There are several methods of handling framing in communications, although most are unsuitable to be used on top of the serial port. Among the ones that are suitable, the most commonly used is byte stuffing. By defining a couple of "magic value" flags and careful rules of escaping, this framing methods is both robust and easy to implement as a software layer. It is also widely used as PPP depends on it.

Finally, it's important to remember that for a high level of robustness, it's required to add some kind of error checking into the protocol - such as computing a CRC on the message and appending it as the last word of the message, which the receiver can verify before deciding that the message is valid.

[1]	The Data Link Layer is layer 2 in the OSI model. In the TCP/IP model it's simply called the "link layer".

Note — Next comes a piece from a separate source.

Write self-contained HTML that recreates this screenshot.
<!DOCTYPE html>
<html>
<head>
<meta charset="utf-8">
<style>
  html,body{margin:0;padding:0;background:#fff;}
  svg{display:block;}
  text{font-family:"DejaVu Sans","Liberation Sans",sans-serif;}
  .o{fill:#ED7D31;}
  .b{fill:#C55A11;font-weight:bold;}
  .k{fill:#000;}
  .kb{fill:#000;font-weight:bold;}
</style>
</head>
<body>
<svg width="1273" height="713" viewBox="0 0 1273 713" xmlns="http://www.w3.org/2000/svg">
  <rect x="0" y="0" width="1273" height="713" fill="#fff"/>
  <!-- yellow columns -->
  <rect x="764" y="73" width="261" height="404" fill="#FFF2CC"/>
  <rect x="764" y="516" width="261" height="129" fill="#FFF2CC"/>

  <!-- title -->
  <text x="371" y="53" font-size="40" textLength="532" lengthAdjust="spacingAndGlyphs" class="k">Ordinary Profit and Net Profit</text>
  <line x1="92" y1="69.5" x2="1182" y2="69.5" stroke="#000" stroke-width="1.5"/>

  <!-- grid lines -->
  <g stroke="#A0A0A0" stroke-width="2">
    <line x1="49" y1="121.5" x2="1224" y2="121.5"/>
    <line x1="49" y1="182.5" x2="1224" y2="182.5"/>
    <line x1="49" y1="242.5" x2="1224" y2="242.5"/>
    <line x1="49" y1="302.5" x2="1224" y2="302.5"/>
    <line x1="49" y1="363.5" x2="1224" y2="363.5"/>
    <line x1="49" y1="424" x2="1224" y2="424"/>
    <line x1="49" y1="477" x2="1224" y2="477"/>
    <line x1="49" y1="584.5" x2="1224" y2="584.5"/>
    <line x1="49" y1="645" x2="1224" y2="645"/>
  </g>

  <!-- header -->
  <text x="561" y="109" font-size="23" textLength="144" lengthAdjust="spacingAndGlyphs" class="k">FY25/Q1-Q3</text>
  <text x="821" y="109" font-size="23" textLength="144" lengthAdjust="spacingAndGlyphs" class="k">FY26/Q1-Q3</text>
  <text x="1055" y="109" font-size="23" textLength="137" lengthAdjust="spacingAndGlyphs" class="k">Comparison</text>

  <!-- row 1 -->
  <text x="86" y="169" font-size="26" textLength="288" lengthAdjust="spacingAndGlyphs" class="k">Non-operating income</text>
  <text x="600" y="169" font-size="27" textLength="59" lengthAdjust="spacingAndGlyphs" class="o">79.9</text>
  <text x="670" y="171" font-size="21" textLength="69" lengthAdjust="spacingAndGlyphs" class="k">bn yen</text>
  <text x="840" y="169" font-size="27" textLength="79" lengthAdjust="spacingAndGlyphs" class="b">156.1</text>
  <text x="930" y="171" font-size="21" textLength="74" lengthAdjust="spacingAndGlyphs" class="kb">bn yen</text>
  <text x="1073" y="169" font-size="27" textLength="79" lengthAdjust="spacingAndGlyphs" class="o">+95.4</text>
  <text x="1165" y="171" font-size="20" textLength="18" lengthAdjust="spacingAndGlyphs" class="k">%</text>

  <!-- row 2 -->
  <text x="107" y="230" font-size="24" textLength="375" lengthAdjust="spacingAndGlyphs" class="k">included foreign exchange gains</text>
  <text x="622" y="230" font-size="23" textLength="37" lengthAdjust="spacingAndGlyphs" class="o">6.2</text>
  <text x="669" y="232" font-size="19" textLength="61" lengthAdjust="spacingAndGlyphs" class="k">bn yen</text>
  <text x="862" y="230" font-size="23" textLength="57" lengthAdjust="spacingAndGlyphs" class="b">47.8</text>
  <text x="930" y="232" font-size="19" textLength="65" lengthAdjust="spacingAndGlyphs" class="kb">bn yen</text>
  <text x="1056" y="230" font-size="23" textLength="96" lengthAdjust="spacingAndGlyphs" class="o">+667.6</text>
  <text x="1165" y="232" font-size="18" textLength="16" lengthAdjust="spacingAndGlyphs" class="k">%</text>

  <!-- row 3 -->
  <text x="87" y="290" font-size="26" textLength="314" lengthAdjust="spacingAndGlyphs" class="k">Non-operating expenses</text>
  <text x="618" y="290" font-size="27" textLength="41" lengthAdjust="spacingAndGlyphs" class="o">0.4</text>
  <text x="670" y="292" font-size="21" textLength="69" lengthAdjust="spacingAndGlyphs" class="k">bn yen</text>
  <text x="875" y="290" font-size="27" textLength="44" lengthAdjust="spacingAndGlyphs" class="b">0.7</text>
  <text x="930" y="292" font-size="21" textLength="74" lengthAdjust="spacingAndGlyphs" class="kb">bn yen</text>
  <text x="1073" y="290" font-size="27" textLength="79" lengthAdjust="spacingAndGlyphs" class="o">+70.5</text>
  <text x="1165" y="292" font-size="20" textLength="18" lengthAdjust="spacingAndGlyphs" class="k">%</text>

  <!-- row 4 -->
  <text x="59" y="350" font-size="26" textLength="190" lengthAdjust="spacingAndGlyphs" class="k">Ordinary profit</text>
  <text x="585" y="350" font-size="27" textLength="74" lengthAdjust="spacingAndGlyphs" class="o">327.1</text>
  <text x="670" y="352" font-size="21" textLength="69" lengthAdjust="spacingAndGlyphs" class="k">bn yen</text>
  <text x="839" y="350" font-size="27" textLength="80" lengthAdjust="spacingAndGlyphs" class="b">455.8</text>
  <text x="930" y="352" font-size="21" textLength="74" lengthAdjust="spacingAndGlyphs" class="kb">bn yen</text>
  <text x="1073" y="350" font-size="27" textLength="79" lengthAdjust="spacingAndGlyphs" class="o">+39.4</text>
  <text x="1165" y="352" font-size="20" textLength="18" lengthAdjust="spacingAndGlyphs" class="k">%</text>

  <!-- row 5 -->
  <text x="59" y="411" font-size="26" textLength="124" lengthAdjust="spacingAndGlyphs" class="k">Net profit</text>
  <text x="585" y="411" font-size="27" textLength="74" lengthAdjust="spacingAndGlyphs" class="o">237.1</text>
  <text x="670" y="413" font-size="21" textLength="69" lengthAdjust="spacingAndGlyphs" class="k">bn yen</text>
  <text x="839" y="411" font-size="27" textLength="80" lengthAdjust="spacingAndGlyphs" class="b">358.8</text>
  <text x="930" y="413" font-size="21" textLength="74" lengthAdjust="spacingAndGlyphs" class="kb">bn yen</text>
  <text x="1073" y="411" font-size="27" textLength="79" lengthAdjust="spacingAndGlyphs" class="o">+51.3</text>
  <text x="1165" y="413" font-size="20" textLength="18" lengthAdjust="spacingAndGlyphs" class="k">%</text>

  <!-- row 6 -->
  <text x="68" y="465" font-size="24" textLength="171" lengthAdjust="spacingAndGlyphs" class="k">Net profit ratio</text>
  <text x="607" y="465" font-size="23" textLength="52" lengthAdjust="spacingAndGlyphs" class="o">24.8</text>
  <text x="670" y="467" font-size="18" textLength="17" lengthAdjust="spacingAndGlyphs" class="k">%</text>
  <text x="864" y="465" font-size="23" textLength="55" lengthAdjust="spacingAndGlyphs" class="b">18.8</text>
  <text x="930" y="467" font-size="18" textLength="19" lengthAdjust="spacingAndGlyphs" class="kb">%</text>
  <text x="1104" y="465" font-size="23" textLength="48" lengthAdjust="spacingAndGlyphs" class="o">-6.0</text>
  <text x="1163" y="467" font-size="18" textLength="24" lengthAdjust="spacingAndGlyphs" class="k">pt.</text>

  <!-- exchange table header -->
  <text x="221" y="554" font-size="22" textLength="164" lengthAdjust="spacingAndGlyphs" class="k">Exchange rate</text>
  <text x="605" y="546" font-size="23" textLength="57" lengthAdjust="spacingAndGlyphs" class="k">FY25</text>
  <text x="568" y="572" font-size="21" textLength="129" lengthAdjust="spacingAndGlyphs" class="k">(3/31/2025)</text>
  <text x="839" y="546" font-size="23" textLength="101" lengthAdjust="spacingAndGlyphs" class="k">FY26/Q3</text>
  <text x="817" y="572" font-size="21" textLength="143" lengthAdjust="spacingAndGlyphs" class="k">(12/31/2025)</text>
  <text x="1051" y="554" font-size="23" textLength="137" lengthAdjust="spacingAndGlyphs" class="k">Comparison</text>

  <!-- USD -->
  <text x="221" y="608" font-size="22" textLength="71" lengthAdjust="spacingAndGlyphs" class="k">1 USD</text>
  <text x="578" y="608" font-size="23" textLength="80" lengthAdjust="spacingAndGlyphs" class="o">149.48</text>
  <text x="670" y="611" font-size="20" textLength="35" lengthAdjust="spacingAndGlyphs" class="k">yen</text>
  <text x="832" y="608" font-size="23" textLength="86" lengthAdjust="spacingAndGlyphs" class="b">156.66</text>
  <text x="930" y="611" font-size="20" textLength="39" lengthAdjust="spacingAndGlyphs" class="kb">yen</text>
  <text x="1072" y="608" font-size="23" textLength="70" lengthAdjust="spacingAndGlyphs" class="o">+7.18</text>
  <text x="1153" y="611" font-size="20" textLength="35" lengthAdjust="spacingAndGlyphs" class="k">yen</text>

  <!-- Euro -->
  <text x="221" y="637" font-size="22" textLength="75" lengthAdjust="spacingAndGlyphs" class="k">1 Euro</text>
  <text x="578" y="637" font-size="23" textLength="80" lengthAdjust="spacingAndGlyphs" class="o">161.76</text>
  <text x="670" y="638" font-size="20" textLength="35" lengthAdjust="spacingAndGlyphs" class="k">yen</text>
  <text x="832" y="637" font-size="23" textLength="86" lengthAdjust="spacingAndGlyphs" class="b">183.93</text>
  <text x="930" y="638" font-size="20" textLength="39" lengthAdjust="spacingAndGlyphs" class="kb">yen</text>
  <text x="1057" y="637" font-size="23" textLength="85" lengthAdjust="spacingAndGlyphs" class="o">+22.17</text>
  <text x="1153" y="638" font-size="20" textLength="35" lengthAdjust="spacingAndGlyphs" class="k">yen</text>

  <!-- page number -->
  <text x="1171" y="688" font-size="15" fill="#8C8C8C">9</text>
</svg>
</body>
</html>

[2]	The serial port can be configured to add parity bits to bytes. These days, this option is rarely used, because:

A single parity bit isn't a very strong means of detecting errors. 2-bit errors fool it.
Error handling is usually done by stronger means at a higher level.

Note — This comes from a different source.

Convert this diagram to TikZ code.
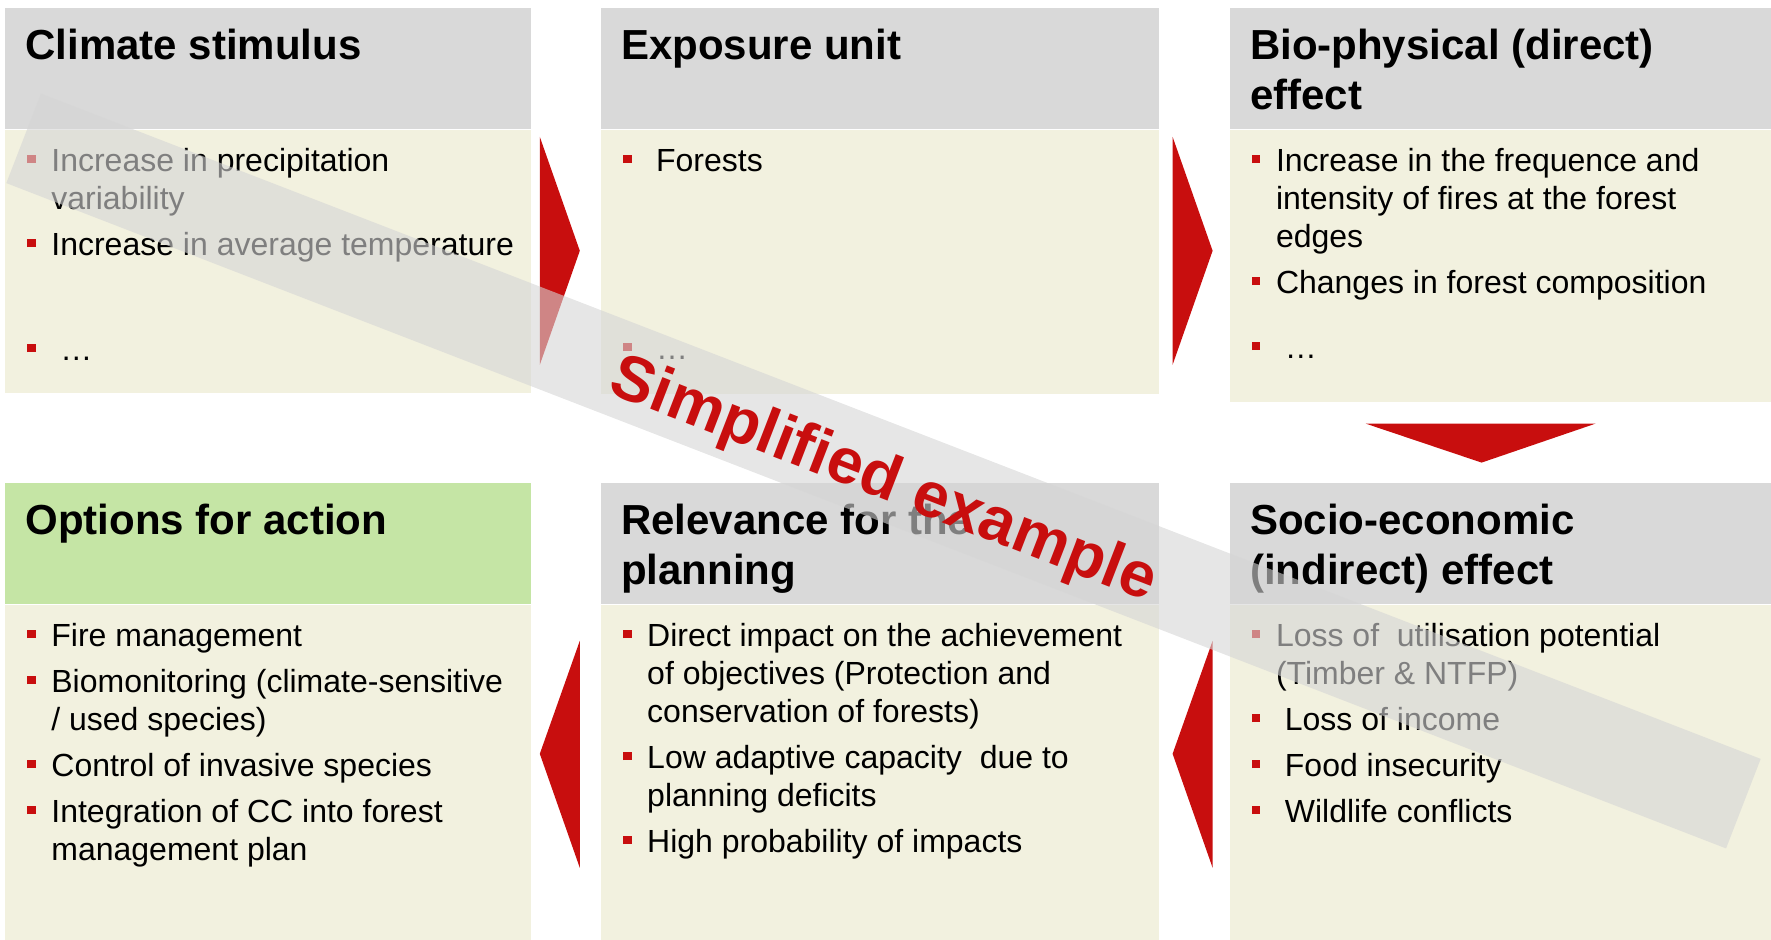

[3]	For example Ethernet (802.3) uses 12 octets of idle characters between frames.

[4]	You might run into the term DLE - Data Link Escape, which means the same thing. I will use the acronyms DLE and ESC interchangeably.

[5]	Just like quotes and escape characters in strings! In C: `"I say \"Hello\""`. To escape the escape, repeat it: `"Here comes the backslash: \\ - seen it?"`

[6]	I'd love to hear why this XOR-ing is required. One simple reason I can think of is to prevent the flag and escape bytes appearing "on the line" even after they're escaped. Presumably this improves resynchronization if the escape byte is lost?

[7]	Which is just a fancy way to say "a protocol wrapping function", since the layer is implemented in software.

[8]	Such transparency is one of the greatest ideas of layered network protocols. So when we implement protocols in software, it's a good thing to keep in mind - transparency aids modularity and decoupling, it's a good thing.